Scott Olsen has a similar story. Here's his Baseball America scouting report quote from 2005:
"He's a horse when he's out on the mound. He tries to do anything he can to use his fastball."
Olsen truly loved his fastball, but so did major leaguer hitters. Here's Olsen's corresponding FB%, wFB (which is weighted runs above average for fastballs), and FIP's for the early part of his career:
2005: 58.5%, -2.7, 5.63
2006: 62.4%, -15.2, 4.33
2007: 70.2%, -22.6, 5.33
2008: 63.3%, -17.3, 5.02
2009: 56.4%, -17.8, 5.24
Olsen's fastball was not doing the trick.

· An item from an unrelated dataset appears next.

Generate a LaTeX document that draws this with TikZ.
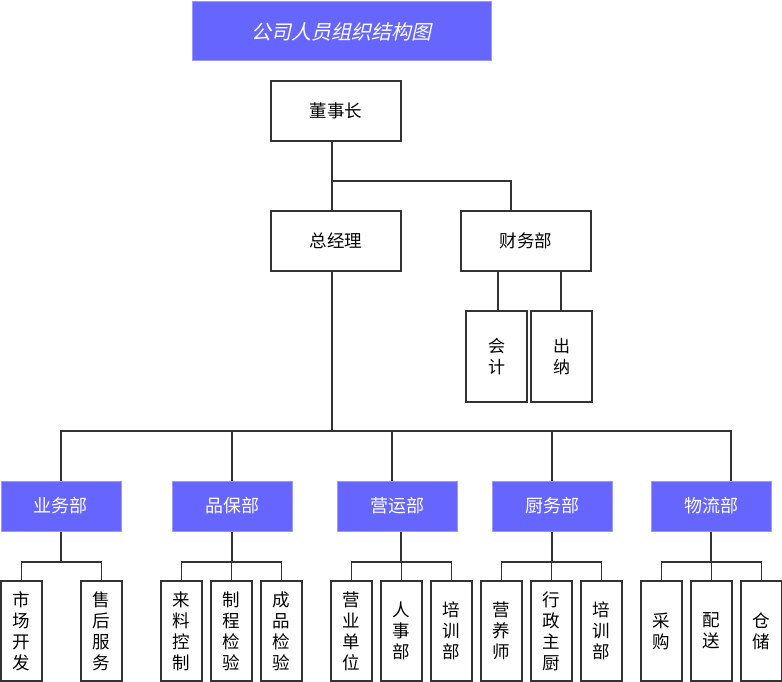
\documentclass[tikz,border=0pt]{standalone}
\usepackage{fontspec}
\setmainfont{Noto Sans CJK SC}
\newfontfamily\titlefont[FakeSlant=0.22]{Noto Sans CJK SC}
\definecolor{deptblue}{HTML}{6666FF}
\definecolor{deptedge}{HTML}{9999FF}
\definecolor{ink}{HTML}{333333}
\tikzset{
  conn/.style={draw=ink, line width=1.5pt},
  plainbox/.style={draw=ink, line width=1.6pt, fill=white, inner sep=0pt,
    font=\fontsize{17.5}{20}\selectfont, text=black},
  deptbox/.style={draw=deptedge, line width=1pt, fill=deptblue, inner sep=0pt,
    minimum width=120pt, minimum height=50pt, text=white, font=\fontsize{18}{20}\selectfont},
  leafbox/.style={plainbox, minimum width=41pt, minimum height=100pt,
    text width=18pt, align=center, font=\fontsize{17.5}{21}\selectfont},
  midbox/.style={plainbox, minimum width=130pt, minimum height=60pt},
  smallbox/.style={plainbox, minimum width=61pt, minimum height=91pt,
    text width=18pt, align=center, font=\fontsize{17}{21}\selectfont},
}
\begin{document}
\begin{tikzpicture}[x=1pt,y=-1pt]
\useasboundingbox (0,0) rectangle (782,682);
% title
\node[draw=deptedge, line width=1pt, fill=deptblue, minimum width=299pt, minimum height=59pt,
  text=white, font=\titlefont\fontsize{20}{22}\selectfont, inner sep=0pt] (title) at (341.5,31.5) {公司人员组织结构图};
% upper levels
\node[midbox] (dsz) at (336,111) {董事长};
\node[midbox] (zjl) at (336,241) {总经理};
\node[midbox] (cwb) at (526,241) {财务部};
\node[smallbox] (kj) at (496.5,356.5) {会\\计};
\node[smallbox] (cn) at (561.5,356.5) {出\\纳};
% departments
\node[deptbox] (ywb) at (61,506) {业务部};
\node[deptbox] (pbb) at (232,506) {品保部};
\node[deptbox] (yyb) at (397,506) {营运部};
\node[deptbox] (cfb) at (552,506) {厨务部};
\node[deptbox] (wlb) at (711,506) {物流部};
% leaves
\node[leafbox] (a1) at (21.5,631) {市\\场\\开\\发};
\node[leafbox] (a2) at (101.5,631) {售\\后\\服\\务};
\node[leafbox] (b1) at (181.5,631) {来\\料\\控\\制};
\node[leafbox] (b2) at (231.5,631) {制\\程\\检\\验};
\node[leafbox] (b3) at (281.5,631) {成\\品\\检\\验};
\node[leafbox] (c1) at (351.5,631) {营\\业\\单\\位};
\node[leafbox] (c2) at (401.5,631) {人\\事\\部};
\node[leafbox] (c3) at (451.5,631) {培\\训\\部};
\node[leafbox] (d1) at (501.5,631) {营\\养\\师};
\node[leafbox] (d2) at (551.5,631) {行\\政\\主\\厨};
\node[leafbox] (d3) at (601.5,631) {培\\训\\部};
\node[leafbox] (e1) at (661.5,631) {采\\购};
\node[leafbox] (e2) at (711.5,631) {配\\送};
\node[leafbox] (e3) at (761.5,631) {仓\\储};
% connectors: top
\coordinate (j1) at (332,181);
\coordinate (bus) at (332,431);
\coordinate (sb) at (0,562);
\draw[conn] (dsz.south -| j1) -- (zjl.north -| j1);
\draw[conn] (j1) -| ([xshift=-15pt]cwb.north);
\draw[conn] ([xshift=-28pt]cwb.south) -- ([xshift=-28pt]cwb.south |- kj.north);
\draw[conn] ([xshift=35pt]cwb.south) -- ([xshift=35pt]cwb.south |- cn.north);
% main bus
\draw[conn] (zjl.south -| bus) -- (bus);
\draw[conn] (ywb.north) -- (ywb.north |- bus) -- ([xshift=20pt]wlb.north |- bus) -- ([xshift=20pt]wlb.north);
\draw[conn] (pbb.north) -- (pbb.north |- bus);
\draw[conn] ([xshift=-5pt]yyb.north) -- ([xshift=-5pt]yyb.north |- bus);
\draw[conn] (cfb.north) -- (cfb.north |- bus);
% sub bars
\draw[conn] (ywb.south) -- (ywb.south |- sb);
\draw[conn] (a1.north) -- (a1.north |- sb) -- (a2.north |- sb) -- (a2.north);
\draw[conn] (pbb.south) -- (pbb.south |- sb);
\draw[conn] (b1.north) -- (b1.north |- sb) -- (b3.north |- sb) -- (b3.north);
\draw[conn] (b2.north) -- (b2.north |- sb);
\draw[conn] ([xshift=4pt]yyb.south) -- ([xshift=4pt]yyb.south |- sb);
\draw[conn] (c1.north) -- (c1.north |- sb) -- (c3.north |- sb) -- (c3.north);
\draw[conn] (c2.north) -- (c2.north |- sb);
\draw[conn] (cfb.south) -- (cfb.south |- sb);
\draw[conn] (d1.north) -- (d1.north |- sb) -- (d3.north |- sb) -- (d3.north);
\draw[conn] (d2.north) -- (d2.north |- sb);
\draw[conn] (wlb.south) -- (wlb.south |- sb);
\draw[conn] (e1.north) -- (e1.north |- sb) -- (e3.north |- sb) -- (e3.north);
\draw[conn] (e2.north) -- (e2.north |- sb);
\end{tikzpicture}
\end{document}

Maybe it was maturity, maybe curiosity, or maybe just plain desperation, but Olsen has changed his game this year:
2010: 48.1% fastball, 28.5% slider, 23.3% changeup
Since 2008, Olsen has increased the use of his slider by 11.9% and his changeup by 2.3%, relying less on his fastball. Here are the results for so far this season:
Not only has his slider and changeup been solid, but because he isn't overusing the fastball it's stabilizing and becoming more than just a pitch to hammer. Olsen's previously being a one trick pony may also have contributed to his high HR/FB rates throughout his career, a rate which has dropped 3.5% below his career low prior to this year.
Pitching is not easy, and hurlers can either stick to what's not working and fail, or try something new and do their best to succeed. Olsen has chosen the latter.